Information supplied →
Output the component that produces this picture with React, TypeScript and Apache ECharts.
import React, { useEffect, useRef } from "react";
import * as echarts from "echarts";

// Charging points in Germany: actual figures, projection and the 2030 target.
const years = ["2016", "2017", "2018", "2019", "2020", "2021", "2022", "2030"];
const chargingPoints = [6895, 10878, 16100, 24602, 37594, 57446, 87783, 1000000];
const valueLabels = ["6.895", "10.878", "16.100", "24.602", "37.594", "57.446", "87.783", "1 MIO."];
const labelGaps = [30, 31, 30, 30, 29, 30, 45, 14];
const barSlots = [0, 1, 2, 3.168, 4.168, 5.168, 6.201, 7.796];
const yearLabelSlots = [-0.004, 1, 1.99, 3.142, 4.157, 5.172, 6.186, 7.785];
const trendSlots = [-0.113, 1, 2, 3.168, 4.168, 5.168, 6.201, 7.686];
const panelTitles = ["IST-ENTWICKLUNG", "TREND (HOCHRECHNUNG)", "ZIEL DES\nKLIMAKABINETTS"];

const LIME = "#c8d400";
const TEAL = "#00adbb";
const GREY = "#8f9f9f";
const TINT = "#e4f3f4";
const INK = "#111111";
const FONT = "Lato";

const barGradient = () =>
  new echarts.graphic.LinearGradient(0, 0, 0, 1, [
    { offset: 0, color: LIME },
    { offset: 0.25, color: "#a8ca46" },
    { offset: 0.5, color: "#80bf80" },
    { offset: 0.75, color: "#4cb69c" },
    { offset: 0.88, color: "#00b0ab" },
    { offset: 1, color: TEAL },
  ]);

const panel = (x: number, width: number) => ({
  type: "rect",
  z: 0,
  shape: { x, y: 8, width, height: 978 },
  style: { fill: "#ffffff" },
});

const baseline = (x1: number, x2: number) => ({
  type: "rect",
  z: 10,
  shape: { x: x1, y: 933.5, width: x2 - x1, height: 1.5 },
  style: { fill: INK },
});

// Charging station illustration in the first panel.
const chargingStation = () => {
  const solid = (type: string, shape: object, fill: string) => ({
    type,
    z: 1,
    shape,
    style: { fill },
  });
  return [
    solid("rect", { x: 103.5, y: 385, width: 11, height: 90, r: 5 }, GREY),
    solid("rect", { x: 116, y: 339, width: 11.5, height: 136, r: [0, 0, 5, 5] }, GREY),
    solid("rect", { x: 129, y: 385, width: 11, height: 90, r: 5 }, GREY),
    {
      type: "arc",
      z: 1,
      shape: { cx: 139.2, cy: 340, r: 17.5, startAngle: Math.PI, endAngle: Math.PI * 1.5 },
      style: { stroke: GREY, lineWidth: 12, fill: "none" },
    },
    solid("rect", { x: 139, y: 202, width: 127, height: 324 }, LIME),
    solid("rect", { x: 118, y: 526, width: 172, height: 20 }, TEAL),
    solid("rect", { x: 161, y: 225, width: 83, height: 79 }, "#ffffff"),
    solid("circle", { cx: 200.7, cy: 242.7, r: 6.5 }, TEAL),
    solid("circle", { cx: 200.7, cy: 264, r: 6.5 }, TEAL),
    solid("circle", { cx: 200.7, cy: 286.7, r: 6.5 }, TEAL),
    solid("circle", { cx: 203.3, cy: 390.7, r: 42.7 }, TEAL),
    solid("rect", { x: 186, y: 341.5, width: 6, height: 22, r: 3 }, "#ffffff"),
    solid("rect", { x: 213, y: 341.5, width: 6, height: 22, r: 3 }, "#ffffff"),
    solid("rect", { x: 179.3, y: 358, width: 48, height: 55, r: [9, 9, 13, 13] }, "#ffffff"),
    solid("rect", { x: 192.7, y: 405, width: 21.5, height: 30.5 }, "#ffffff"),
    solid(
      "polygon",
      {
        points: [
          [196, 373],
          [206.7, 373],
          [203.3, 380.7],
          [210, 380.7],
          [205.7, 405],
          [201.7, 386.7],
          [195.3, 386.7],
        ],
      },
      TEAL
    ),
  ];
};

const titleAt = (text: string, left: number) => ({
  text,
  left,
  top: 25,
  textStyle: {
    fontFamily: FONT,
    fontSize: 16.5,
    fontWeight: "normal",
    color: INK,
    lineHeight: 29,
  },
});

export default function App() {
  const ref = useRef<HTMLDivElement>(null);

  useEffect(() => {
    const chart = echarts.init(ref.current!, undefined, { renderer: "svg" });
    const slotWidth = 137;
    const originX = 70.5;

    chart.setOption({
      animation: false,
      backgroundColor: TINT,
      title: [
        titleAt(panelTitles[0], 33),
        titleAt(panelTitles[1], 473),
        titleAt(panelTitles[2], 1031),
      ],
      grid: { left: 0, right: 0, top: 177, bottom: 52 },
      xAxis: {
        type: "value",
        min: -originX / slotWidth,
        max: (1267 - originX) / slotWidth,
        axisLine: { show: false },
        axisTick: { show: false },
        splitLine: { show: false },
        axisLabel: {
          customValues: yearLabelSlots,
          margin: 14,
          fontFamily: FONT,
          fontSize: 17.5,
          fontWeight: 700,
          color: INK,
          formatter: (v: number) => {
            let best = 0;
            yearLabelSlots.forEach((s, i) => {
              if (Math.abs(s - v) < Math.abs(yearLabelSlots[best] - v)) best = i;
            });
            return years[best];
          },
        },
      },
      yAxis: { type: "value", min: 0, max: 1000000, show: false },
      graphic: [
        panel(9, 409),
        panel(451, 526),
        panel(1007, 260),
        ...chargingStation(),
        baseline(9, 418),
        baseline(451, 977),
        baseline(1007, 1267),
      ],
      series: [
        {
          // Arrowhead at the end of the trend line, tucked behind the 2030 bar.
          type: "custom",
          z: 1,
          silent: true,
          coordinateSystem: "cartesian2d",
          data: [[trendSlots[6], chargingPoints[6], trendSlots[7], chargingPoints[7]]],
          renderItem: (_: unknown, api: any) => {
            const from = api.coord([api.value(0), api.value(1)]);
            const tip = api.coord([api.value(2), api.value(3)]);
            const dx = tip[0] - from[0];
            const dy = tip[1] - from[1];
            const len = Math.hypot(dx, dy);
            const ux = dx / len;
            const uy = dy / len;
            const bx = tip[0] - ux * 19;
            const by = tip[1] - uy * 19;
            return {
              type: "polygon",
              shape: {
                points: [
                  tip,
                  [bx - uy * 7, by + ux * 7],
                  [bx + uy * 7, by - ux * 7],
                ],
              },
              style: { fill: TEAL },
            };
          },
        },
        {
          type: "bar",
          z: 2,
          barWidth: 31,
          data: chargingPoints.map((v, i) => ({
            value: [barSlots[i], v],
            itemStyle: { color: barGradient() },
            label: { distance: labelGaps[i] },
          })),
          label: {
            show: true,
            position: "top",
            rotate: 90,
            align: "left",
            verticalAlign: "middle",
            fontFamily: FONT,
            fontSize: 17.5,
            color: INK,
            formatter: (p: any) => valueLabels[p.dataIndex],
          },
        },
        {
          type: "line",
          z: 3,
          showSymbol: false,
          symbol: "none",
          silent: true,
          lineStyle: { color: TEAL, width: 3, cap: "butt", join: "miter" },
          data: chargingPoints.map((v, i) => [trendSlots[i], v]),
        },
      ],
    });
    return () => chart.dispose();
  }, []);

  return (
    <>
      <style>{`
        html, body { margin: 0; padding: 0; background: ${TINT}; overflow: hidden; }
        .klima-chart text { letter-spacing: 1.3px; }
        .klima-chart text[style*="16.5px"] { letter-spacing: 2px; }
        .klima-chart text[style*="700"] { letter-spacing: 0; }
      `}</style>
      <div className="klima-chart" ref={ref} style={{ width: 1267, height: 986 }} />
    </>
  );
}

What is asked → Each line from the top of the material above through the line with "import * as" must be echoed exactly, and no other line.

Written answer →
Output the component that produces this picture with React, TypeScript and Apache ECharts.
import React, { useEffect, useRef } from "react";
import * as echarts from "echarts";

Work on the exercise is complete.